I think it goes along with the adage of if you want to get rid of someone you either promote them or fire them.

This affects many areas of business. It creates dismay across the spectrum of people this person has power over. It is not fair to the people that strive to get to certain levels but never see it. This person has no outlook or foresight for what the position encompasses… They may be able to learn certain aspects, but they tend to have to lean on the person who got them to the point where they are. It is like carrying a broken ladder everywhere you go, hoping you can get to the top without anyone noticing you are climbing up a faulty tool to perform the job.

Incompetence in the workplace is what stifles growth, challenges, and creativity. If you do not understand what the skills sets are in the position you have been given how can you lead and expect any type of success. Eventually you lose as a whole. Your good people will leave or seek different avenues not to be judged or associated with the downfall of the incompetent. The only ones left to follow is those that won't create any ripple effect and those that are following along the same lines as the one put into the position that is incompetent. Eventually your whole hierarchy has become incompetent and yet management wonders why things are occurring the way they are and obtaining the results they did not want to obtain. Clearly, at some point, the incompetence comes to a head and the person them self has realized they have come to the end of the road and no further progress can occur.

One example I can remember is seeing a floor supervisor clearly express his views to his superior about a friend the superior had hired on and how the superior wanted to get the friend promoted. The supervisor stated his reasoning that there were others more qualified and deserving and who had been striving for such a position. The supervisor clearly refused to sign off on it and without his signature, it could not be done. The supervisor was eventually moved out of the department eventually laid off and the friend was put in place. Here is the clincher. The superior who got the friend promoted found out down the road that although the friend whom he promoted continuously played his cards up the ladder he eventually got the superior (his friend who got him the job) laid off and obtained the superiors job. In turn the friend started promoting his own friends and acquaintances to hierarchy positions where it was clearly noted even the most ignorant can obtain a position despite what they knew. Could they actually perform in the position, sure, as long as they had the friend to lean on. The Peter Principal works great within the buddy system.

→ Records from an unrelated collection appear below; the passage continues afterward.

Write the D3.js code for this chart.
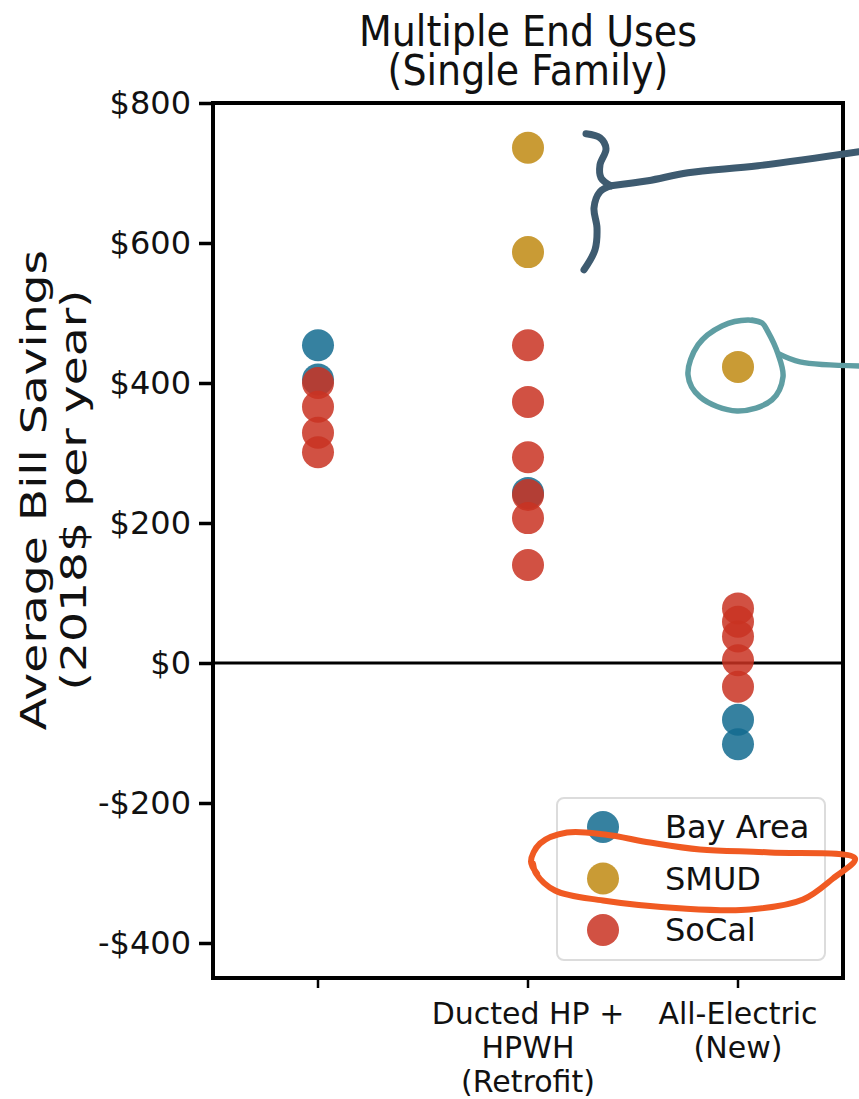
<!DOCTYPE html>
<html>
<head>
<meta charset="utf-8">
<script src="https://cdn.jsdelivr.net/npm/d3@7/dist/d3.min.js"></script>
<style>
  html, body { margin: 0; padding: 0; background: #fff; }
  svg { display: block; font-family: "DejaVu Sans", sans-serif; }
</style>
</head>
<body>
<svg id="chart" width="859" height="1099"></svg>
<script>
// ---- data ----
const categories = ["", "Ducted HP + HPWH (Retrofit)", "All-Electric (New)"];
const categoryLabelLines = [[], ["Ducted HP +", "HPWH", "(Retrofit)"], ["All-Electric", "(New)"]];
const seriesNames = ["Bay Area", "SMUD", "SoCal"];
const seriesColors = ["#136b8f", "#c08a12", "#c93222"];
// values per category (same order as categories)
const bayArea = [[454, 405], [243], [-81, -116]];
const smud = [[], [736, 587], [423]];
const soCal = [[400, 366, 329, 301], [454, 373, 294, 240, 207, 140], [78, 59, 38, 4, -34]];
const yTicks = [-400, -200, 0, 200, 400, 600, 800];
const yDomain = [-450, 800];
const titleLines = ["Multiple End Uses", "(Single Family)"];
const yLabelLines = ["Average Bill Savings", "(2018$ per year)"];

// ---- layout ----
const W = 859, H = 1099;
const plot = { left: 213, right: 843, top: 103, bottom: 978 };
const svg = d3.select("#chart");

const x = d3.scaleBand().domain(categories).range([plot.left, plot.right]);
const y = d3.scaleLinear().domain(yDomain).range([plot.bottom, plot.top]);
const xc = c => x(c) + x.bandwidth() / 2;

// title (glyphs slightly taller than wide, as in the reference)
const title = svg.append("text")
  .attr("transform", `translate(${(plot.left + plot.right) / 2},0) scale(1,1.1)`)
  .attr("text-anchor", "middle")
  .attr("font-size", 38)
  .attr("fill", "#111");
title.selectAll("tspan").data(titleLines).join("tspan")
  .attr("x", 0)
  .attr("y", (d, i) => (46 + i * 39) / 1.1)
  .text(d => d);

// y label (compressed across the line direction, as in the reference)
const ylScale = 0.8;
const yl = svg.append("text")
  .attr("transform", `translate(0,490) rotate(-90) scale(1.05,${ylScale})`)
  .attr("text-anchor", "middle")
  .attr("font-size", 45)
  .attr("fill", "#111");
yl.selectAll("tspan").data(yLabelLines).join("tspan")
  .attr("x", 0)
  .attr("y", (d, i) => (46 + i * 40) / ylScale)
  .text(d => d);

// y axis
const yAxis = d3.axisLeft(y)
  .tickValues(yTicks)
  .tickFormat(d => (d < 0 ? "-$" : "$") + Math.abs(d))
  .tickSize(14)
  .tickPadding(8);
const gy = svg.append("g").attr("transform", `translate(${plot.left},0)`).call(yAxis);
gy.select(".domain").remove();
gy.selectAll(".tick line").attr("stroke", "#000").attr("stroke-width", 3.5);
gy.selectAll(".tick text").attr("font-size", 32).attr("fill", "#111")
  .attr("font-family", "DejaVu Sans, sans-serif");

// x axis
const xAxis = d3.axisBottom(x).tickSize(10).tickFormat("");
const gx = svg.append("g").attr("transform", `translate(0,${plot.bottom})`).call(xAxis);
gx.select(".domain").remove();
gx.selectAll(".tick line").attr("stroke", "#000").attr("stroke-width", 2.5);
gx.selectAll(".tick").each(function(d, i) {
  const t = d3.select(this).append("text")
    .attr("text-anchor", "middle")
    .attr("font-size", 30)
    .attr("fill", "#111")
    .attr("font-family", "DejaVu Sans, sans-serif");
  t.selectAll("tspan").data(categoryLabelLines[i]).join("tspan")
    .attr("x", 0)
    .attr("y", (dd, j) => 46 + j * 34)
    .text(dd => dd);
});

// zero line
svg.append("line")
  .attr("x1", plot.left).attr("x2", plot.right)
  .attr("y1", y(0)).attr("y2", y(0))
  .attr("stroke", "#000").attr("stroke-width", 3);

// points
const seriesData = [bayArea, smud, soCal];
const pts = [];
seriesData.forEach((s, si) => {
  s.forEach((vals, ci) => {
    vals.forEach(v => pts.push({ series: si, cat: categories[ci], v }));
  });
});
svg.append("g").selectAll("circle").data(pts).join("circle")
  .attr("cx", d => xc(d.cat))
  .attr("cy", d => y(d.v))
  .attr("r", 16)
  .attr("fill", d => seriesColors[d.series])
  .attr("fill-opacity", 0.85);

// frame
svg.append("rect")
  .attr("x", plot.left).attr("y", plot.top)
  .attr("width", plot.right - plot.left).attr("height", plot.bottom - plot.top)
  .attr("fill", "none").attr("stroke", "#000").attr("stroke-width", 4);

// legend
const lg = svg.append("g").attr("transform", "translate(557,798)");
lg.append("rect").attr("width", 268).attr("height", 162).attr("rx", 7)
  .attr("fill", "#fff").attr("fill-opacity", 0.8)
  .attr("stroke", "#dcdcdc").attr("stroke-width", 2);
const items = lg.selectAll("g.item").data(seriesNames).join("g")
  .attr("class", "item")
  .attr("transform", (d, i) => `translate(0,${29 + i * 51.5})`);
items.append("circle").attr("cx", 46).attr("cy", 0).attr("r", 16)
  .attr("fill", (d, i) => seriesColors[i]).attr("fill-opacity", 0.85);
items.append("text").attr("x", 108).attr("y", 0).attr("dy", "0.35em")
  .attr("font-size", 32).attr("fill", "#111").text(d => d);

// ---- hand-drawn annotations (anchored to scale positions) ----
const smooth = d3.line().curve(d3.curveCatmullRom.alpha(0.5));
// brace next to the SMUD retrofit points
const bx = xc(categories[1]), byTop = y(smud[1][0]);
const braceCol = "#3e5b70";
const braceUpper = [[58,-14],[72,-10],[78,1],[72,17],[73,30],[83,38]].map(p => [bx + p[0], byTop + p[1]]);
const braceLower = [[83,38],[72,44],[66,60],[69,80],[67,102],[56,122]].map(p => [bx + p[0], byTop + p[1]]);
const braceArm = [[83,38],[120,33],[160,25],[230,18],[331,4]].map(p => [bx + p[0], byTop + p[1]]);
[braceUpper, braceLower, braceArm].forEach(pp => {
  svg.append("path").attr("d", smooth(pp)).attr("fill", "none")
    .attr("stroke", braceCol).attr("stroke-width", 7)
    .attr("stroke-linecap", "round").attr("stroke-linejoin", "round");
});
// teal loop around SMUD new-construction point
const tx = xc(categories[2]), ty = y(smud[2][0]);
const tealCol = "#5f9ea3";
const loop = [[24,-44],[10,-47],[-16,-41],[-40,-22],[-50,8],[-38,30],[-1,44],[34,33],[45,10],[40,-13],[30,-35],[24,-44],[14,-47]]
  .map(p => [tx + p[0], ty + p[1]]);
svg.append("path").attr("d", smooth(loop)).attr("fill", "none")
  .attr("stroke", tealCol).attr("stroke-width", 5.5).attr("stroke-linecap", "round");
const tail = [[41,-13],[62,-5],[121,-1]].map(p => [tx + p[0], ty + p[1]]);
svg.append("path").attr("d", smooth(tail)).attr("fill", "none")
  .attr("stroke", tealCol).attr("stroke-width", 5.5).attr("stroke-linecap", "round");
// orange ellipse around the SMUD legend entry
const ox = 557 + 46, oy = 798 + 29 + 51.5;
const orangeCol = "#f05a22";
const ell = [[-66,-5],[-72,-17],[-63,-35],[-36,-46],[2,-44],[47,-36],[97,-29],[167,-26],[252,-20],[230,0],[200,21],[147,31],[80,30],[0,22],[-48,12],[-67,-5],[-70,-15]]
  .map(p => [ox + p[0], oy + p[1]]);
svg.append("path").attr("d", smooth(ell)).attr("fill", "none")
  .attr("stroke", orangeCol).attr("stroke-width", 6).attr("stroke-linecap", "round").attr("stroke-linejoin", "round");
</script>
</body>
</html>
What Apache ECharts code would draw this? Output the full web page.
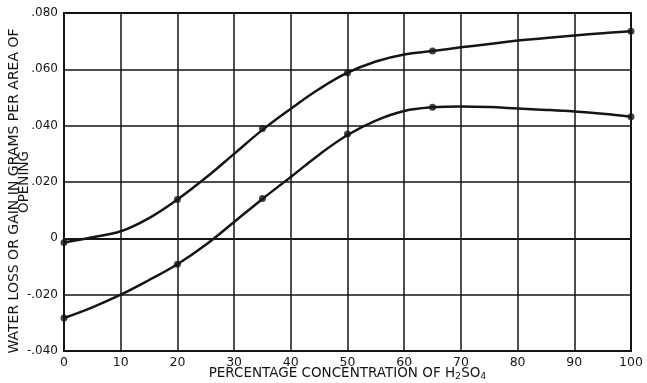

If noted, you one can see that the Parkinson law will at times follow suit with the Peter Principal. You see some incompetent get into a position they cannot handle or perform so the easiest way to make the job tolerable is to add to the bureaucracy despite the amount of work that is to be done, there is always someone to shoulder the skill sets so the incompetent will not fall from power.

Our government clearly fits the Peter Principal and the Parkinson Law. You put people into positions they are unqualified for and they will A. Fill it with for example five people to do a one persons job. B. Fill your task with bogus issues that would typically be performed in 1 day, it now takes a week.

You have to fill all the people you hired to perform your job with idiotic task to justify their need for you to appear you are accomplishing the task that you are not qualified to do.

You may also want to read about the Dunning-Kruger effect whereas someone who is incompetent chooses to put other incompetence’s in place and may not know that they are doing it because of their own in competences. It also goes into talking about how incompetent people will unjustly rate themselves higher in all aspects of competence as compared to how their peers rate them.

Interesting topic- this is the kind of discussion I really appreciate. Thanks for asking.